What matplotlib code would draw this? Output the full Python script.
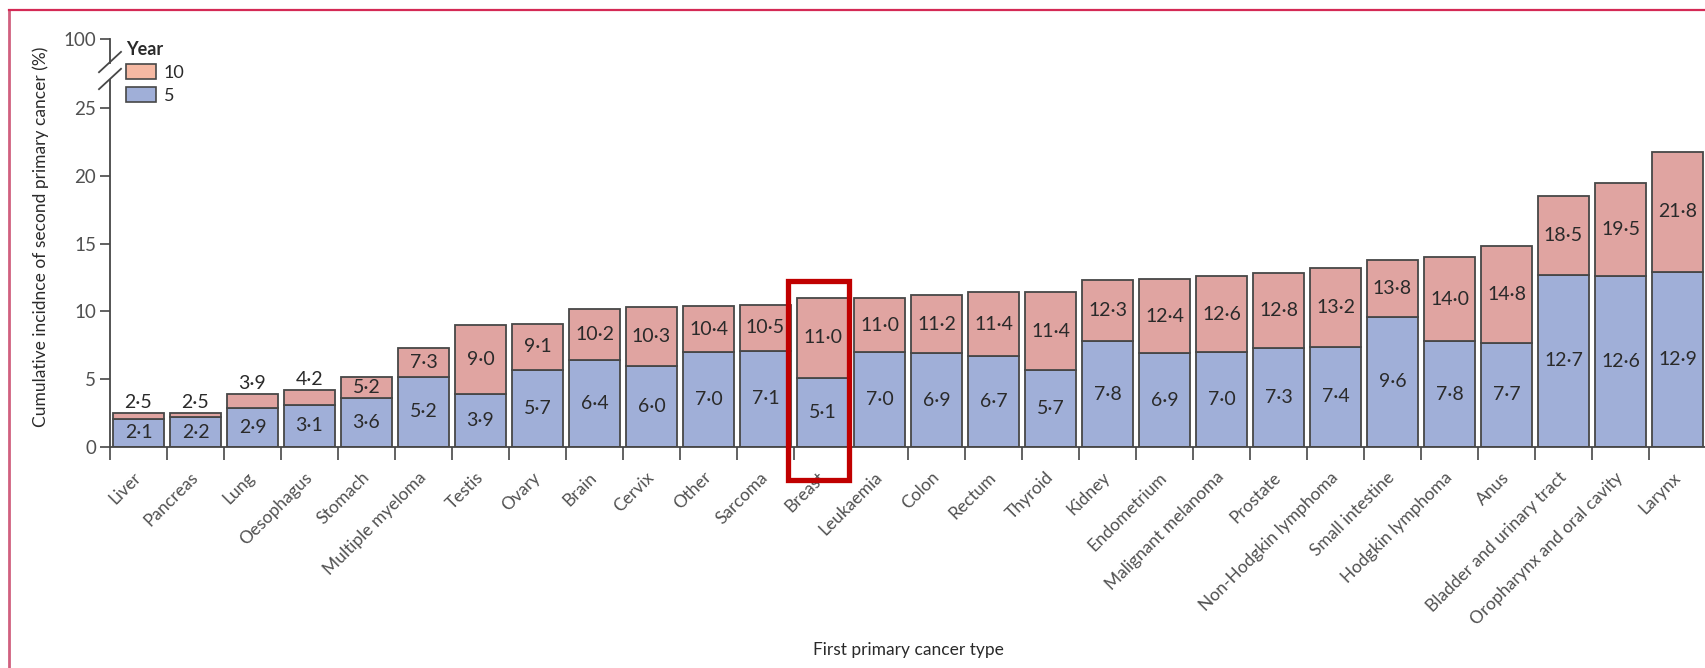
import numpy as np
import matplotlib.pyplot as plt
from matplotlib.patches import Patch, Rectangle
from matplotlib.lines import Line2D

plt.rcParams['font.family'] = ['Lato', 'DejaVu Sans']

# First primary cancer types, ordered by 10-year cumulative incidence
cancers = ["Liver", "Pancreas", "Lung", "Oesophagus", "Stomach", "Multiple myeloma",
           "Testis", "Ovary", "Brain", "Cervix", "Other", "Sarcoma", "Breast",
           "Leukaemia", "Colon", "Rectum", "Thyroid", "Kidney", "Endometrium",
           "Malignant melanoma", "Prostate", "Non-Hodgkin lymphoma", "Small intestine",
           "Hodgkin lymphoma", "Anus", "Bladder and urinary tract",
           "Oropharynx and oral cavity", "Larynx"]

# Cumulative incidence (%) of a second primary cancer at 5 and 10 years
five_year = [2.1, 2.2, 2.9, 3.1, 3.6, 5.2, 3.9, 5.7, 6.4, 6.0, 7.0, 7.1, 5.1, 7.0,
             6.9, 6.7, 5.7, 7.8, 6.9, 7.0, 7.3, 7.4, 9.6, 7.8, 7.7, 12.7, 12.6, 12.9]
ten_year = [2.5, 2.5, 3.9, 4.2, 5.2, 7.3, 9.0, 9.1, 10.2, 10.3, 10.4, 10.5, 11.0, 11.0,
            11.2, 11.4, 11.4, 12.3, 12.4, 12.6, 12.8, 13.2, 13.8, 14.0, 14.8, 18.5, 19.5, 21.8]

highlight = "Breast"

blue = "#a0afd8"
pink = "#e0a4a1"
legend_pink = "#f6b9a3"
edge = "#474747"
text_col = "#2a2a2a"
tick_col = "#505050"


def fmt(v):
    return f"{v:.1f}".replace(".", "\u00b7")


fig = plt.figure(figsize=(17.06, 6.68), dpi=100)
ax = fig.add_axes([110 / 1706, 221 / 668, 1596 / 1706, 408 / 668])

x = np.arange(len(cancers))
five = np.array(five_year)
ten = np.array(ten_year)

ax.bar(x, five, width=0.895, color=blue, edgecolor=edge, linewidth=1.3, zorder=2)
ax.bar(x, ten - five, bottom=five, width=0.895, color=pink, edgecolor=edge,
       linewidth=1.3, zorder=2)

# value labels: 5-year in the blue part, 10-year in the pink part (or on top when too thin)
for xi, f, t in zip(x, five, ten):
    ax.text(xi, f / 2, fmt(f), ha='center', va='center', fontsize=14, color=text_col)
    if t - f < 1.3:
        ax.text(xi, t + 0.15, fmt(t), ha='center', va='bottom', fontsize=14, color=text_col)
    else:
        ax.text(xi, (f + t) / 2, fmt(t), ha='center', va='center', fontsize=14, color=text_col)

ax.set_xlim(-0.5, len(cancers) - 0.5)
ax.set_ylim(0, 30.1)

# x axis: labels under bars, tick marks between bars
ax.set_xticks(x)
ax.set_xticklabels(cancers, rotation=45, ha='right', va='center', rotation_mode='anchor',
                   fontsize=12.5, color=tick_col)
ax.tick_params(axis='x', which='major', length=0, pad=20)
ax.set_xticks(np.arange(len(cancers)) - 0.5, minor=True)
ax.tick_params(axis='x', which='minor', length=9, width=1.2, color=edge, direction='out')

# broken y axis: 0-25 linear, then jump to 100
ax.set_yticks([0, 5, 10, 15, 20, 25, 30.1])
ax.set_yticklabels(["0", "5", "10", "15", "20", "25", "100"], fontsize=13.5, color=tick_col)
ax.tick_params(axis='y', length=7, width=1.2, color=edge, pad=3)

for side in ['top', 'right', 'left']:
    ax.spines[side].set_visible(False)
ax.spines['bottom'].set_color(edge)
ax.spines['bottom'].set_linewidth(1.3)

bt = ax.get_yaxis_transform()
ax.add_line(Line2D([0, 0], [0, 27.1], transform=bt, color=edge, lw=1.3, clip_on=False))
ax.add_line(Line2D([0, 0], [28.35, 30.1], transform=bt, color=edge, lw=1.3, clip_on=False))
sx = 11 / 1596
for yc in [28.4, 27.15]:
    ax.add_line(Line2D([-sx, sx], [yc - 0.75, yc + 0.75], transform=bt, color=edge,
                       lw=1.3, clip_on=False))

ax.set_ylabel("Cumulative incidnce of second primary cancer (%)", fontsize=12.5,
              color=text_col)
ax.yaxis.set_label_coords(-0.038, 0.515)
ax.set_xlabel("First primary cancer type", fontsize=12.5, color=text_col)
ax.xaxis.set_label_coords(0.5, -0.478)

handles = [Patch(facecolor=legend_pink, edgecolor=edge, linewidth=1.2, label="10"),
           Patch(facecolor=blue, edgecolor=edge, linewidth=1.2, label="5")]
leg = ax.legend(handles=handles, title="Year", loc='upper left',
                bbox_to_anchor=(14 / 1596, 1.0), frameon=False, fontsize=13,
                title_fontproperties={'weight': 'bold', 'size': 13},
                handlelength=1.7, handleheight=0.9, handletextpad=0.4,
                labelspacing=0.35, borderpad=0, borderaxespad=0.1, alignment='left')
for t in leg.get_texts():
    t.set_color(text_col)
leg.get_title().set_color(text_col)

# highlight box around one cancer type
hi = cancers.index(highlight)
ax.add_patch(Rectangle((hi - 0.61, -2.44), 1.07, 14.69, fill=False, edgecolor="#c00000",
                       linewidth=3.8, clip_on=False, zorder=5))

# page frame
fig.add_artist(Line2D([9 / 1706, 9 / 1706], [0, 1 - 10 / 668], transform=fig.transFigure,
                      color="#d0607f", lw=2))
fig.add_artist(Line2D([9 / 1706, 1], [1 - 10 / 668, 1 - 10 / 668], transform=fig.transFigure,
                      color="#d42a55", lw=1.6))

fig.savefig("out.png", dpi=100)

## The exercise
Give only the count of lines in which the string "matplotlib" appears.

## The result
4